Coalitions and conflict among men
In the Bolivian Tsimané, who supports who is affected by physical size, social status, and existing cooperative and antagonistic relationships
As in many other socially-living species, humans form coalitions to gain advantage in conﬂicts or to seek or maintain social status. However, studying coalition formation in human societies is complicated by the formal institutions – such as businesses, courts, and governments – that structure social relationships and conﬂict resolution. But even in small-scale human societies with a relative lack of such formal institutions, there is scant research on the details of coalition formation. Daniel Redhead, from the Max Planck Institute for Evolutionary Anthropology, and Chris von Rueden, from the University of Richmond, have now published a new study that describes coalition formation among men in Tsimané Amerindians living in Amazonian Bolivia, over a period of eight years.
In two Tsimané communities, the authors describe the inter-personal conﬂicts that tend to arise between men, and the individual attributes and existing relationships that predict the coalitional support men receive in the event of conﬂicts.
Conﬂicts that arise between men concern disputes over access to forest for slash-and-burn horticulture, as well as accusations of theft, laziness, negligence, domestic abuse, and sexual affairs.
Men tend to reciprocate coalitional support
Key ﬁndings are that men who are kin or who exchange food and labor are more likely to subsequently provide support to each other in the event of a conﬂict. Men tend to reciprocate coalitional support over time, and an ally of a man’s current ally is likely to become a future ally. The authors also ﬁnd evidence that men who share a common adversary become allies, though this ﬁnding did not hold consistently across the eight years of the study.

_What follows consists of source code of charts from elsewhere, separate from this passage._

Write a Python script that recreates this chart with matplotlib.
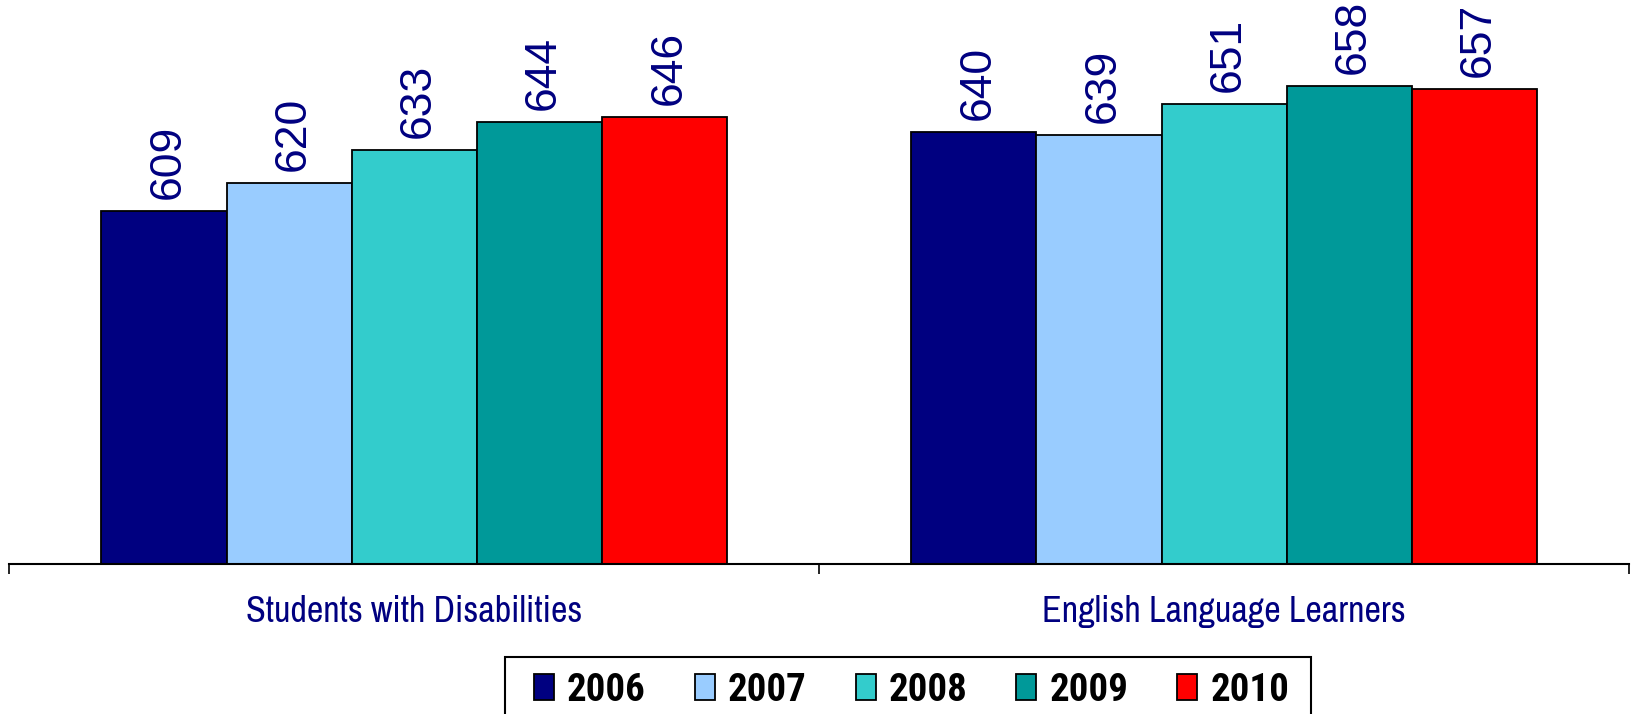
import matplotlib
matplotlib.use("Agg")
import matplotlib.pyplot as plt
from matplotlib.patches import Rectangle
import numpy as np

categories = ["Students with Disabilities", "English Language Learners"]
years = ["2006", "2007", "2008", "2009", "2010"]
values = {
    "2006": [609, 640],
    "2007": [620, 639],
    "2008": [633, 651],
    "2009": [644, 658],
    "2010": [646, 657],
}
colors = ["#000080", "#99CCFF", "#33CCCC", "#009999", "#FF0000"]

cat_font = ["Archivo Narrow", "PT Sans Narrow", "Liberation Sans", "DejaVu Sans"]
leg_font = ["Roboto Condensed", "PT Sans Narrow", "Liberation Sans", "DejaVu Sans"]
navy = "#000080"

W, H = 1636, 714
fig = plt.figure(figsize=(W / 100, H / 100), dpi=100)
ax = fig.add_axes([9.4 / W, 1 - 563.5 / H, (1629 - 9.4) / W, 563.5 / H])

x = np.arange(len(categories))
bw = 0.1546
n = len(years)
for i, (yr, c) in enumerate(zip(years, colors)):
    pos = x + (i - (n - 1) / 2) * bw
    ax.bar(pos, values[yr], width=bw, bottom=0, color=c, edgecolor="black",
           linewidth=1.3, label=yr, zorder=2)
    for p, v in zip(pos, values[yr]):
        ax.annotate(str(v), (p, v), xytext=(3, 8.5), textcoords="offset points",
                    rotation=90, ha="center", va="bottom", color=navy,
                    fontsize=32, family=["Liberation Sans", "DejaVu Sans"])

ax.set_ylim(470, 692)
ax.set_xlim(-0.5, len(categories) - 0.5)
for s in ["top", "right", "left"]:
    ax.spines[s].set_visible(False)
ax.spines["bottom"].set_linewidth(1.5)
ax.set_yticks([])
ax.set_xticks(x)
ax.set_xticklabels(categories, fontsize=26, color=navy, family=cat_font)
ax.tick_params(axis="x", which="major", length=0, pad=23)
ax.set_xticks(np.arange(-0.5, len(categories), 1.0), minor=True)
ax.tick_params(axis="x", which="minor", length=7.5, width=1.2, direction="out")

fs = 28
fs_px = fs * 100 / 72
leg = fig.legend(loc="upper left", bbox_to_anchor=(534 / W, 1 - 672 / H), ncol=5,
                 frameon=False,
                 prop={"family": leg_font, "weight": "bold", "size": fs},
                 handlelength=20 / fs_px, handleheight=25 / fs_px,
                 handletextpad=13 / fs_px, columnspacing=49 / fs_px,
                 borderpad=0, borderaxespad=0)
for h in leg.legend_handles:
    h.set_edgecolor("black")
    h.set_linewidth(1.3)

fig.canvas.draw()
bb = leg.get_window_extent()
pad_l, pad_r, pad_t = 29, 22, 15
frame = Rectangle((bb.x0 - pad_l, -20), bb.width + pad_l + pad_r, bb.y1 + pad_t + 20,
                  transform=None, fill=False, edgecolor="black", linewidth=1.5,
                  zorder=5)
fig.patches.append(frame)

fig.savefig("out.png", dpi=100)
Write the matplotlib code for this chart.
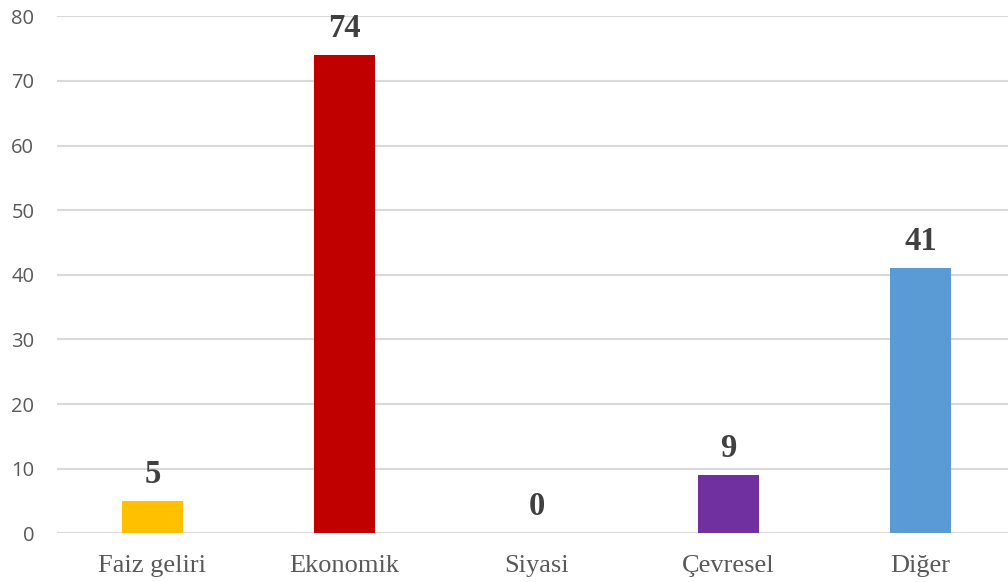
import matplotlib.pyplot as plt

categories = ["Faiz geliri", "Ekonomik", "Siyasi", "Çevresel", "Diğer"]
values = [5, 74, 0, 9, 41]
colors = ["#FFC000", "#C00000", "#A5A5A5", "#7030A0", "#5B9BD5"]

fig = plt.figure(figsize=(10.08, 5.82), dpi=100)
ax = fig.add_axes([56.5 / 1008, (582 - 533.3) / 582, 960 / 1008, 517 / 582])

x = range(len(categories))
bars = ax.bar(x, values, width=0.32, color=colors, zorder=3)

for xi, v in zip(x, values):
    ax.text(xi, v + 1.7, str(v), ha="center", va="bottom",
            fontsize=23.5, fontweight="bold", family="Liberation Serif", color="#404040")

ax.set_xlim(-0.5, 4.5)
ax.set_ylim(0, 80)
ax.set_yticks(range(0, 81, 10))
ax.set_xticks(list(x))
ax.set_xticklabels(categories, family="Liberation Serif", fontsize=19, color="#595959")
for lab in ax.get_yticklabels():
    lab.set_family("Open Sans")
    lab.set_fontsize(14.5)
    lab.set_color("#595959")

ax.grid(axis="y", color="#D9D9D9", linewidth=1.5, zorder=0)
ax.tick_params(axis="both", length=0)
ax.tick_params(axis="y", pad=16)
ax.tick_params(axis="x", pad=15.5)
for s in ax.spines.values():
    s.set_visible(False)

fig.savefig("out.png", dpi=100)
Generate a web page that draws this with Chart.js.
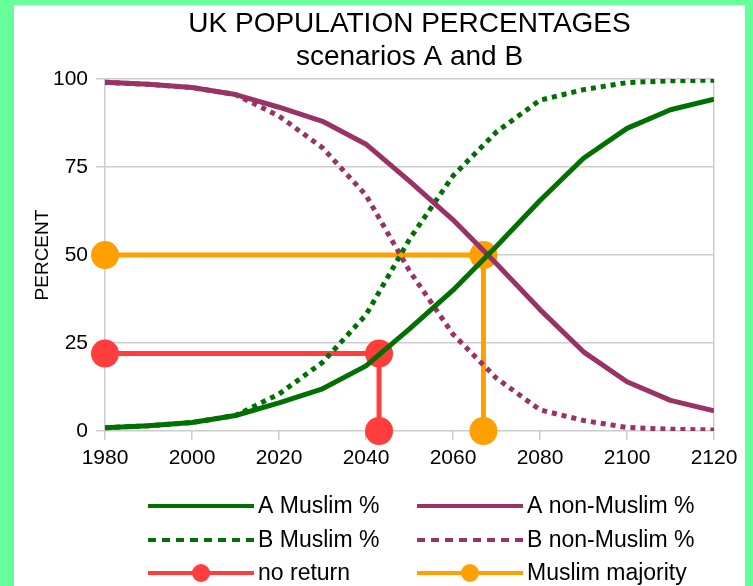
<!DOCTYPE html>
<html>
<head>
<meta charset="utf-8">
<script src="https://cdn.jsdelivr.net/npm/chart.js@4/dist/chart.umd.min.js"></script>
<style>
  body { margin: 0; background: #66ff99; }
  #box { position: absolute; left: 14px; top: 5px; width: 731px; height: 581px; background: #fff; }
</style>
</head>
<body>
<div id="box"><canvas id="popChart"></canvas></div>
<script>
// data
const years = [1980, 1990, 2000, 2010, 2020, 2030, 2040, 2050, 2060, 2070, 2080, 2090, 2100, 2110, 2120];
const aMuslim = [0.9, 1.5, 2.4, 4.4, 8, 12, 18.5, 29, 40, 52.5, 65.5, 77.5, 86, 91.3, 94.3];
const aNonMuslim = [99.1, 98.5, 97.6, 95.6, 92, 88, 81.5, 71, 60, 47.5, 34.5, 22.5, 14, 8.7, 5.7];
const bMuslim = [0.9, 1.5, 2.4, 4.4, 10.5, 19.5, 33, 54.5, 72.5, 85, 94, 97, 99, 99.5, 99.7];
const bNonMuslim = [99.1, 98.5, 97.6, 95.6, 89.5, 80.5, 67, 45.5, 27.5, 15, 6, 3, 1, 0.5, 0.3];
const noReturnX = [1980, 2043, 2043];
const noReturnY = [22, 22, 0];
const majorityX = [1980, 2067, 2067];
const majorityY = [50, 50, 0];
const xTicks = [1980, 2000, 2020, 2040, 2060, 2080, 2100, 2120];
const yTicks = [0, 25, 50, 75, 100];

const GREEN = '#007000';
const PURPLE = '#993366';
const RED = '#ff3d3d';
const ORANGE = '#ffa000';
const GRID = '#cccccc';
const FONT = "'Liberation Sans', Arial, sans-serif";

function pts(xs, ys) {
    return xs.map((x, i) => ({ x: x, y: ys[i] }));
}

// legend in two columns, drawn below the x axis
const LEGEND_COLS = [134, 403];
const LEGEND_ROWS = [501, 535, 568];
const gridLegend = {
    id: 'gridLegend',
    afterDraw(chart) {
        const ctx = chart.ctx;
        ctx.save();
        chart.data.datasets.forEach((ds, i) => {
            const x0 = LEGEND_COLS[i % 2];
            const y = LEGEND_ROWS[Math.floor(i / 2)];
            ctx.strokeStyle = ds.borderColor;
            ctx.lineWidth = 4;
            ctx.lineCap = 'butt';
            ctx.setLineDash(ds.borderDash && ds.borderDash.length ? [8, 6] : []);
            ctx.beginPath();
            ctx.moveTo(x0, y);
            ctx.lineTo(x0 + 106, y);
            ctx.stroke();
            ctx.setLineDash([]);
            if (ds.pointRadius > 0) {
                ctx.fillStyle = ds.borderColor;
                ctx.beginPath();
                ctx.arc(x0 + 53, y, 9, 0, Math.PI * 2);
                ctx.fill();
            }
            ctx.fillStyle = '#000';
            ctx.font = '23px ' + FONT;
            ctx.textBaseline = 'middle';
            ctx.fillText(ds.label, x0 + 110, y + 1);
        });
        ctx.restore();
    }
};

const ctx = document.getElementById('popChart');
new Chart(ctx, {
    type: 'line',
    data: {
        datasets: [
            { label: 'A Muslim %', data: pts(years, aMuslim), borderColor: GREEN, borderWidth: 5, pointRadius: 0 },
            { label: 'A non-Muslim %', data: pts(years, aNonMuslim), borderColor: PURPLE, borderWidth: 5, pointRadius: 0 },
            { label: 'B Muslim %', data: pts(years, bMuslim), borderColor: GREEN, borderWidth: 5, borderDash: [5, 5], pointRadius: 0 },
            { label: 'B non-Muslim %', data: pts(years, bNonMuslim), borderColor: PURPLE, borderWidth: 5, borderDash: [5, 5], pointRadius: 0 },
            { label: 'no return', data: pts(noReturnX, noReturnY), borderColor: RED, backgroundColor: RED, borderWidth: 5,
              pointRadius: 14, pointBorderWidth: 0, clip: false, order: 1 },
            { label: 'Muslim majority', data: pts(majorityX, majorityY), borderColor: ORANGE, backgroundColor: ORANGE, borderWidth: 5,
              pointRadius: 14, pointBorderWidth: 0, clip: false, order: 1 },
        ],
    },
    options: {
        responsive: true,
        maintainAspectRatio: false,
        animation: false,
        layout: { padding: { left: 17, right: 31, top: 0, bottom: 0 } },
        elements: { line: { tension: 0, borderCapStyle: 'butt', borderJoinStyle: 'round' } },
        plugins: {
            legend: { display: false },
            tooltip: { enabled: false },
            title: {
                display: true,
                fullSize: false,
                text: ['UK POPULATION PERCENTAGES', 'scenarios A and B'],
                color: '#000',
                font: { family: FONT, size: 28, weight: 'normal', lineHeight: 1.18 },
                padding: { top: 3, bottom: 5 },
            },
        },
        scales: {
            x: {
                type: 'linear',
                min: 1980,
                max: 2120,
                afterBuildTicks: (scale) => { scale.ticks = xTicks.map(v => ({ value: v })); },
                afterFit: (scale) => { scale.height = 155; },
                ticks: { color: '#000', font: { family: FONT, size: 21 }, padding: 6, maxRotation: 0,
                         callback: (v) => String(v) },
                grid: {
                    color: (c) => (c.index === xTicks.length - 1 ? GRID : 'transparent'),
                    tickColor: GRID,
                    lineWidth: 1.5,
                    tickLength: 9,
                },
                border: { display: false },
            },
            y: {
                min: 0,
                max: 100,
                afterBuildTicks: (scale) => { scale.ticks = yTicks.map(v => ({ value: v })); },
                afterFit: (scale) => { scale.width = 74; },
                ticks: { color: '#000', font: { family: FONT, size: 21 }, padding: 8 },
                grid: { color: GRID, lineWidth: 1.5, tickLength: 9 },
                border: { color: GRID, width: 1.5 },
                title: {
                    display: true,
                    text: 'PERCENT',
                    color: '#000',
                    font: { family: FONT, size: 19 },
                    padding: { top: 0, bottom: 0 },
                },
            },
        },
    },
    plugins: [gridLegend],
});
</script>
</body>
</html>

In reference to the impact of these ﬁndings, Redhead, said: “Coalition formation among men is multiply determined in the Tsimané, and likely in other human societies. Importantly, the social network analyses we used show that properties of the network, not just the individual, affect coalition formation.”
Higher status men more likely to provide coalitional support
Furthermore, Tsimané men who are physically formidable or who have more informal inﬂuence in their community are more likely to provide coalitional support to others. Evidence was mixed that they receive more coalitional support. These higher status men are hubs of their community’s coalitional support network, and there is little indication that this network is partitioned into clearly separable coalitions that divide the community.
“In the Tsimané, men who have higher informal status strategically deploy coalitional support to build up a diverse, community-wide following. In many cases, both disputants in a conﬂict will report the same higher status man as having provided coalitional support, which points to the often blurry line between coalitional support and conﬂict mediation”, von Rueden said. “Politics is the art of persuading enough people you have their interests at heart. In less egalitarian societies where there is more privately available wealth and community sizes are larger, status is less contingent on providing direct support to a broad swath of community members, there is greater homophily by status, and coalitional divides within a community are more likely to be pronounced.”
Redhead and von Rueden focus their study on men because they at present lack longitudinal data on women’s coalition formation. However, there is reason to analyze coalition networks separately by gender, given evidence of gender differences in how men and women build and leverage their social relationships, particularly in societies like the Tsimané where there is a pronounced gendered division of labor.